GIVEN DATA:
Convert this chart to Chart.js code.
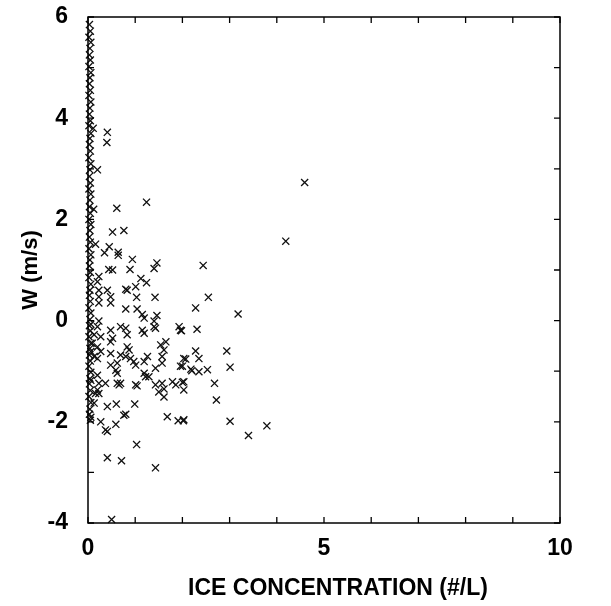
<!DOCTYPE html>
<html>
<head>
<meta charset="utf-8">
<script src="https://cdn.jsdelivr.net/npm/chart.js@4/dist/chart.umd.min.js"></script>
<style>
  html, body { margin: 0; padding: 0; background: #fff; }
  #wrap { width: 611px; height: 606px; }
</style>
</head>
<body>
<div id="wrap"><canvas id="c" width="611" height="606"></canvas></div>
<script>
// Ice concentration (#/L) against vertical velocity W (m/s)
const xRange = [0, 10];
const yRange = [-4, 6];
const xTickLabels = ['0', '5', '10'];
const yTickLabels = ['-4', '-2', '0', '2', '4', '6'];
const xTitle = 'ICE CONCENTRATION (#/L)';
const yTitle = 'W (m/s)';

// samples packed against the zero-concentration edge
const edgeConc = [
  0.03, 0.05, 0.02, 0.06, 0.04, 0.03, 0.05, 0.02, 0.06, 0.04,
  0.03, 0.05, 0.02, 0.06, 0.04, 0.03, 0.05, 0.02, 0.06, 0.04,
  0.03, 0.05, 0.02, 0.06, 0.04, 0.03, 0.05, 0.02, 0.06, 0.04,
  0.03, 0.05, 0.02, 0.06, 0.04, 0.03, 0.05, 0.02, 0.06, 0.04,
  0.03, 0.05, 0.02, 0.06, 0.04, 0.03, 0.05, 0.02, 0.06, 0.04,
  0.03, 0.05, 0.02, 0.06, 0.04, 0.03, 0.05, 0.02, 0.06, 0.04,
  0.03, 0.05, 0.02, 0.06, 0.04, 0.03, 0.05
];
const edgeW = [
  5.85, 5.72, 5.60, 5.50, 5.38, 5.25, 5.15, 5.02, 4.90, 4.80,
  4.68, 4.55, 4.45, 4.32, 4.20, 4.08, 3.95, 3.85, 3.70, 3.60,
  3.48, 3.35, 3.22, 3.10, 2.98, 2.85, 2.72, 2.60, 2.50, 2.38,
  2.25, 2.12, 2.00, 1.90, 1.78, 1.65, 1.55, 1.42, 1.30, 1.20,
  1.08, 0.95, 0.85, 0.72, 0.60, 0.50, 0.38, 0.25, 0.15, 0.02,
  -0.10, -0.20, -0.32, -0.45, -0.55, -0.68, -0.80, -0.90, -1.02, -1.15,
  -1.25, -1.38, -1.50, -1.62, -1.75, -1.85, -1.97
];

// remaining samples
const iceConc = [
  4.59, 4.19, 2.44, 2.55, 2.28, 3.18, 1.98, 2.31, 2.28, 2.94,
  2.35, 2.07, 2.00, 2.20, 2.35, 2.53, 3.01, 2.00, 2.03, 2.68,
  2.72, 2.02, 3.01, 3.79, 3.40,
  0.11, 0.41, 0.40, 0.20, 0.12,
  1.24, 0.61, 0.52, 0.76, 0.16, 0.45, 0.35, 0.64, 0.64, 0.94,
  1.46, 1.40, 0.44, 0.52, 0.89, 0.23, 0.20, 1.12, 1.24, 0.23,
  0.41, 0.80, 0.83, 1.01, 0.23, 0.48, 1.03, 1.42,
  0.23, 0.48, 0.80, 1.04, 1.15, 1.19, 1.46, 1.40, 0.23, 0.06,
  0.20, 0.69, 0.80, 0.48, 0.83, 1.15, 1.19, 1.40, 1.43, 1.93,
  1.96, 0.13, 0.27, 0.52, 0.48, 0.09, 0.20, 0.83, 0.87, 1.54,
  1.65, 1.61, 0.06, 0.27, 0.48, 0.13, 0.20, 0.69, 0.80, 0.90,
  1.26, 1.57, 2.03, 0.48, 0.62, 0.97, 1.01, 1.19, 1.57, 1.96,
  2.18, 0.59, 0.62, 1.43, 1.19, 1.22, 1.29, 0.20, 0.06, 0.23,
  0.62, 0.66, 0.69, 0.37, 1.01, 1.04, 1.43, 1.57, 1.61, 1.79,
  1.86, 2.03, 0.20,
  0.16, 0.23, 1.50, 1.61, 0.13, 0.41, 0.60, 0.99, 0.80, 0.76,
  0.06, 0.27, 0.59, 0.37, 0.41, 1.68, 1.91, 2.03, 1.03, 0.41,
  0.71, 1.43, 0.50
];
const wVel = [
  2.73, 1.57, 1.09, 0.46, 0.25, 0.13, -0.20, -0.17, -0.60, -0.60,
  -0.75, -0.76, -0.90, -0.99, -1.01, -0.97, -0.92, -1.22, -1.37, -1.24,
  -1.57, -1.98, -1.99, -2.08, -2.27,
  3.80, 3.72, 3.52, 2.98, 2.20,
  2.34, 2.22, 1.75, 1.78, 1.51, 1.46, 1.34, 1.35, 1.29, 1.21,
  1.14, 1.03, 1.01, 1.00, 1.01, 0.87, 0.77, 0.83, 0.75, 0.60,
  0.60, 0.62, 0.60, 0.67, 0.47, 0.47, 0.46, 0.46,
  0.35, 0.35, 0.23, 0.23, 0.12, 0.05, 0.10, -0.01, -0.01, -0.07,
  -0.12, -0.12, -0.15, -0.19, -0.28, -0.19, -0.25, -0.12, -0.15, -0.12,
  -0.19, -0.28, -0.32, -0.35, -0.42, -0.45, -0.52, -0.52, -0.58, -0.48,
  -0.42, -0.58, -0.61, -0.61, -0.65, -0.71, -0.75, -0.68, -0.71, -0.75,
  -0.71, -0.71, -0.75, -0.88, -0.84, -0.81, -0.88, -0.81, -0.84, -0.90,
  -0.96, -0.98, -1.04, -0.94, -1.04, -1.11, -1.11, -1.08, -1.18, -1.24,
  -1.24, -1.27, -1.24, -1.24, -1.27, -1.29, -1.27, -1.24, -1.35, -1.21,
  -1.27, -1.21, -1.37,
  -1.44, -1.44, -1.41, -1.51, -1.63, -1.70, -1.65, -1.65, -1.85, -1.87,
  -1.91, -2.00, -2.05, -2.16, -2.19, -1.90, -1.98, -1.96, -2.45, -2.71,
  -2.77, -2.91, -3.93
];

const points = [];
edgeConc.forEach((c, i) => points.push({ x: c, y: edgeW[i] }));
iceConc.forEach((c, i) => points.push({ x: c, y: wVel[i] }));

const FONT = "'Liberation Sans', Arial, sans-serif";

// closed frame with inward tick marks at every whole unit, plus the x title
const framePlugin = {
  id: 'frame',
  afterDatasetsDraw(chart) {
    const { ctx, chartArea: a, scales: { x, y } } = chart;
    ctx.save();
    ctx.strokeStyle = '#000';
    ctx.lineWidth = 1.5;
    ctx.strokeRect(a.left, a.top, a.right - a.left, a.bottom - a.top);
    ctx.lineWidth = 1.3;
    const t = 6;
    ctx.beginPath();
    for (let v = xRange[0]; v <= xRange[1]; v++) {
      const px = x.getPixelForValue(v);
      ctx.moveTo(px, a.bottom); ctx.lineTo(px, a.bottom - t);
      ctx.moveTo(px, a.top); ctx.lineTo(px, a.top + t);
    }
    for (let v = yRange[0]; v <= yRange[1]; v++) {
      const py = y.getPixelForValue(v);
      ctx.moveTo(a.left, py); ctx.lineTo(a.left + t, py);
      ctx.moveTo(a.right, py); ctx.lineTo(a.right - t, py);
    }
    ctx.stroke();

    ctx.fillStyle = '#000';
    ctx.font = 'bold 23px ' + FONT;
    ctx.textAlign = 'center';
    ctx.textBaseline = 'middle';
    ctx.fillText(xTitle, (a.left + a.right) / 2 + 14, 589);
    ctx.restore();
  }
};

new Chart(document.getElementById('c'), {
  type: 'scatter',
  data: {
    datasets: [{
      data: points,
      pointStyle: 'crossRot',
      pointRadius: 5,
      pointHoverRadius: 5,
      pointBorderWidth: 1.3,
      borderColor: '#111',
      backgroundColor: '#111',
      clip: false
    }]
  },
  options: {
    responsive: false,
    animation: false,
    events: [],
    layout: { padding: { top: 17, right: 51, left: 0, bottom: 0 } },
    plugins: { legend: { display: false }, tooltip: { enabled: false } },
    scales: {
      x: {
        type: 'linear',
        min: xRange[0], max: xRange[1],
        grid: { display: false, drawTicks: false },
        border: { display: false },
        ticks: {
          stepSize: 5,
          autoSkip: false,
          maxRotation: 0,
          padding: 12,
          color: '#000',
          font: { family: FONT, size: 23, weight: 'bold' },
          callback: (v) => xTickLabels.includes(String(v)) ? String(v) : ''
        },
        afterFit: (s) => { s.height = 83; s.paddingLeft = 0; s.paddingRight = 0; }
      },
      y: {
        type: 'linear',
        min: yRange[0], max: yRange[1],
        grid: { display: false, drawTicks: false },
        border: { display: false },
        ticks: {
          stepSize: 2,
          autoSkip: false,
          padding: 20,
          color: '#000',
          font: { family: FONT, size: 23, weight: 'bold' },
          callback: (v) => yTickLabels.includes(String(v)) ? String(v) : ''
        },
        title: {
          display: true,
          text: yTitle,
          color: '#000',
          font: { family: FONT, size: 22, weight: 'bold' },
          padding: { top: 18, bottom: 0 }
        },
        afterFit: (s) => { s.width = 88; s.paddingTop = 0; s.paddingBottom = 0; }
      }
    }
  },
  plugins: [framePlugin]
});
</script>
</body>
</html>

REQUIREMENTS: Repeat, word for word and with no pictures, only the lines running from the beginning of the data to the line that contains "const yTitle = 'W (m/s)';".

RESULT:
Convert this chart to Chart.js code.
<!DOCTYPE html>
<html>
<head>
<meta charset="utf-8">
<script src="https://cdn.jsdelivr.net/npm/chart.js@4/dist/chart.umd.min.js"></script>
<style>
  html, body { margin: 0; padding: 0; background: #fff; }
  #wrap { width: 611px; height: 606px; }
</style>
</head>
<body>
<div id="wrap"><canvas id="c" width="611" height="606"></canvas></div>
<script>
// Ice concentration (#/L) against vertical velocity W (m/s)
const xRange = [0, 10];
const yRange = [-4, 6];
const xTickLabels = ['0', '5', '10'];
const yTickLabels = ['-4', '-2', '0', '2', '4', '6'];
const xTitle = 'ICE CONCENTRATION (#/L)';
const yTitle = 'W (m/s)';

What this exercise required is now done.